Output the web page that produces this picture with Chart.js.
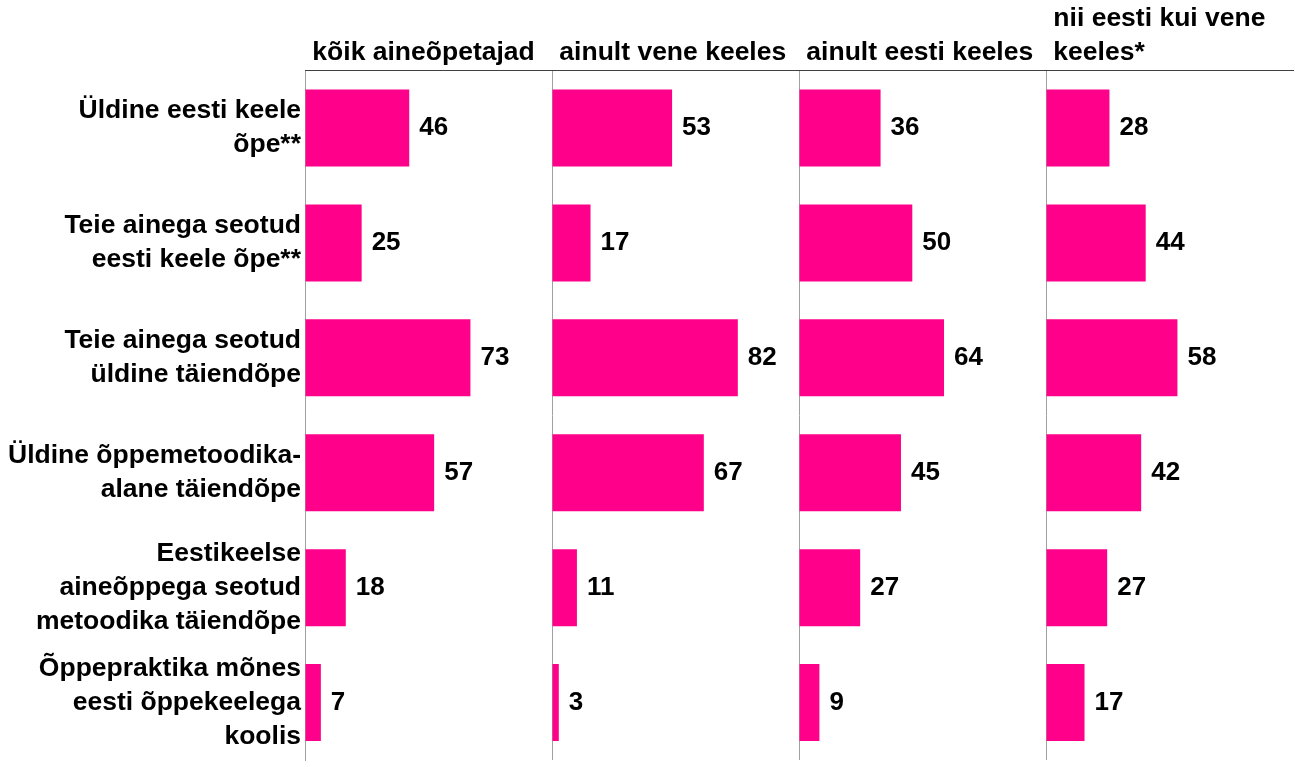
<!DOCTYPE html>
<html lang="et">
<head>
<meta charset="utf-8">
<title>Täiendõpe</title>
<script src="https://cdn.jsdelivr.net/npm/chart.js@4.4.1/dist/chart.umd.min.js"></script>
<style>
    html, body { margin: 0; padding: 0; background: #fff; }
    #wrap { position: relative; width: 1295px; height: 767px; }
</style>
</head>
<body>
<div id="wrap"><canvas id="chart"></canvas></div>
<script>
// Kategooriad (mitmerealised sildid)
const categories = [
    ['Üldine eesti keele', 'õpe**'],
    ['Teie ainega seotud', 'eesti keele õpe**'],
    ['Teie ainega seotud', 'üldine täiendõpe'],
    ['Üldine õppemetoodika-', 'alane täiendõpe'],
    ['Eestikeelse', 'aineõppega seotud', 'metoodika täiendõpe'],
    ['Õppepraktika mõnes', 'eesti õppekeelega', 'koolis']
];

// Paneelide pealkirjad
const panelTitles = [
    ['', ' kõik aineõpetajad'],
    ['', ' ainult vene keeles'],
    ['', ' ainult eesti keeles'],
    [' nii eesti kui vene', ' keeles*']
];

// Väärtused paneelide kaupa
const koikOpetajad = [46, 25, 73, 57, 18, 7];
const ainultVene = [53, 17, 82, 67, 11, 3];
const ainultEesti = [36, 50, 64, 45, 27, 9];
const molemas = [28, 44, 58, 42, 27, 17];

const series = [koikOpetajad, ainultVene, ainultEesti, molemas];

const PINK = '#FF008A';
const FONT = "'Liberation Sans', Arial, sans-serif";

// Väärtuste sildid tulpade järel
const valueLabels = {
    id: 'valueLabels',
    afterDatasetsDraw(chart) {
        const ctx = chart.ctx;
        ctx.save();
        ctx.font = `bold 26px ${FONT}`;
        ctx.fillStyle = '#000';
        ctx.textAlign = 'left';
        ctx.textBaseline = 'middle';
        chart.data.datasets.forEach((ds, i) => {
            chart.getDatasetMeta(i).data.forEach((bar, j) => {
                ctx.fillText(String(ds.data[j]), bar.x + 10, bar.y);
            });
        });
        ctx.restore();
    }
};

const scales = {
    y: {
        type: 'category',
        afterFit: (scale) => {
            scale.width = 305;
            // ära lase mitmerealistel siltidel joonisala kokku suruda
            scale.paddingTop = 0;
            scale.paddingBottom = 0;
        },
        grid: { display: false, drawTicks: false },
        border: { display: true, color: '#a0a0a0', width: 1 },
        ticks: {
            autoSkip: false,
            padding: 4,
            color: '#000',
            font: { family: FONT, size: 26.5, weight: 'bold', lineHeight: 1.29 }
        }
    }
};

series.forEach((_, i) => {
    scales['x' + i] = {
        type: 'linear',
        position: 'top',
        stack: 'panels',
        stackWeight: 1,
        weight: series.length - i, // ülemised kastid järjestatakse tagurpidi
        min: 0,
        max: 109,
        grid: {
            drawTicks: false,
            color: (c) => (c.tick && c.tick.value === 0 ? '#a0a0a0' : 'rgba(0,0,0,0)')
        },
        border: { display: true, color: '#404040', width: 1 },
        ticks: { display: false, stepSize: 109 },
        title: {
            display: true,
            text: panelTitles[i],
            align: 'start',
            color: '#000',
            padding: { top: 2, bottom: 1 },
            font: { family: FONT, size: 26.5, weight: 'bold', lineHeight: 1.275 }
        }
    };
});

new Chart(document.getElementById('chart'), {
    type: 'bar',
    data: {
        labels: categories,
        datasets: series.map((values, i) => ({
            label: panelTitles[i].join(' ').trim(),
            data: values,
            xAxisID: 'x' + i,
            backgroundColor: PINK,
            borderWidth: 0,
            grouped: false,
            categoryPercentage: 1,
            barPercentage: 0.67
        }))
    },
    options: {
        indexAxis: 'y',
        responsive: true,
        maintainAspectRatio: false,
        animation: false,
        layout: { padding: { top: 0, right: 2, bottom: 7, left: 0 } },
        plugins: {
            legend: { display: false },
            tooltip: { enabled: false }
        },
        scales: scales
    },
    plugins: [valueLabels]
});
</script>
</body>
</html>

Directions for this task: Restate the full listing verbatim and drop every picture.

Result of this task:
Output the web page that produces this picture with Chart.js.
<!DOCTYPE html>
<html lang="et">
<head>
<meta charset="utf-8">
<title>Täiendõpe</title>
<script src="https://cdn.jsdelivr.net/npm/chart.js@4.4.1/dist/chart.umd.min.js"></script>
<style>
    html, body { margin: 0; padding: 0; background: #fff; }
    #wrap { position: relative; width: 1295px; height: 767px; }
</style>
</head>
<body>
<div id="wrap"><canvas id="chart"></canvas></div>
<script>
// Kategooriad (mitmerealised sildid)
const categories = [
    ['Üldine eesti keele', 'õpe**'],
    ['Teie ainega seotud', 'eesti keele õpe**'],
    ['Teie ainega seotud', 'üldine täiendõpe'],
    ['Üldine õppemetoodika-', 'alane täiendõpe'],
    ['Eestikeelse', 'aineõppega seotud', 'metoodika täiendõpe'],
    ['Õppepraktika mõnes', 'eesti õppekeelega', 'koolis']
];

// Paneelide pealkirjad
const panelTitles = [
    ['', ' kõik aineõpetajad'],
    ['', ' ainult vene keeles'],
    ['', ' ainult eesti keeles'],
    [' nii eesti kui vene', ' keeles*']
];

// Väärtused paneelide kaupa
const koikOpetajad = [46, 25, 73, 57, 18, 7];
const ainultVene = [53, 17, 82, 67, 11, 3];
const ainultEesti = [36, 50, 64, 45, 27, 9];
const molemas = [28, 44, 58, 42, 27, 17];

const series = [koikOpetajad, ainultVene, ainultEesti, molemas];

const PINK = '#FF008A';
const FONT = "'Liberation Sans', Arial, sans-serif";

// Väärtuste sildid tulpade järel
const valueLabels = {
    id: 'valueLabels',
    afterDatasetsDraw(chart) {
        const ctx = chart.ctx;
        ctx.save();
        ctx.font = `bold 26px ${FONT}`;
        ctx.fillStyle = '#000';
        ctx.textAlign = 'left';
        ctx.textBaseline = 'middle';
        chart.data.datasets.forEach((ds, i) => {
            chart.getDatasetMeta(i).data.forEach((bar, j) => {
                ctx.fillText(String(ds.data[j]), bar.x + 10, bar.y);
            });
        });
        ctx.restore();
    }
};

const scales = {
    y: {
        type: 'category',
        afterFit: (scale) => {
            scale.width = 305;
            // ära lase mitmerealistel siltidel joonisala kokku suruda
            scale.paddingTop = 0;
            scale.paddingBottom = 0;
        },
        grid: { display: false, drawTicks: false },
        border: { display: true, color: '#a0a0a0', width: 1 },
        ticks: {
            autoSkip: false,
            padding: 4,
            color: '#000',
            font: { family: FONT, size: 26.5, weight: 'bold', lineHeight: 1.29 }
        }
    }
};

series.forEach((_, i) => {
    scales['x' + i] = {
        type: 'linear',
        position: 'top',
        stack: 'panels',
        stackWeight: 1,
        weight: series.length - i, // ülemised kastid järjestatakse tagurpidi
        min: 0,
        max: 109,
        grid: {
            drawTicks: false,
            color: (c) => (c.tick && c.tick.value === 0 ? '#a0a0a0' : 'rgba(0,0,0,0)')
        },
        border: { display: true, color: '#404040', width: 1 },
        ticks: { display: false, stepSize: 109 },
        title: {
            display: true,
            text: panelTitles[i],
            align: 'start',
            color: '#000',
            padding: { top: 2, bottom: 1 },
            font: { family: FONT, size: 26.5, weight: 'bold', lineHeight: 1.275 }
        }
    };
});

new Chart(document.getElementById('chart'), {
    type: 'bar',
    data: {
        labels: categories,
        datasets: series.map((values, i) => ({
            label: panelTitles[i].join(' ').trim(),
            data: values,
            xAxisID: 'x' + i,
            backgroundColor: PINK,
            borderWidth: 0,
            grouped: false,
            categoryPercentage: 1,
            barPercentage: 0.67
        }))
    },
    options: {
        indexAxis: 'y',
        responsive: true,
        maintainAspectRatio: false,
        animation: false,
        layout: { padding: { top: 0, right: 2, bottom: 7, left: 0 } },
        plugins: {
            legend: { display: false },
            tooltip: { enabled: false }
        },
        scales: scales
    },
    plugins: [valueLabels]
});
</script>
</body>
</html>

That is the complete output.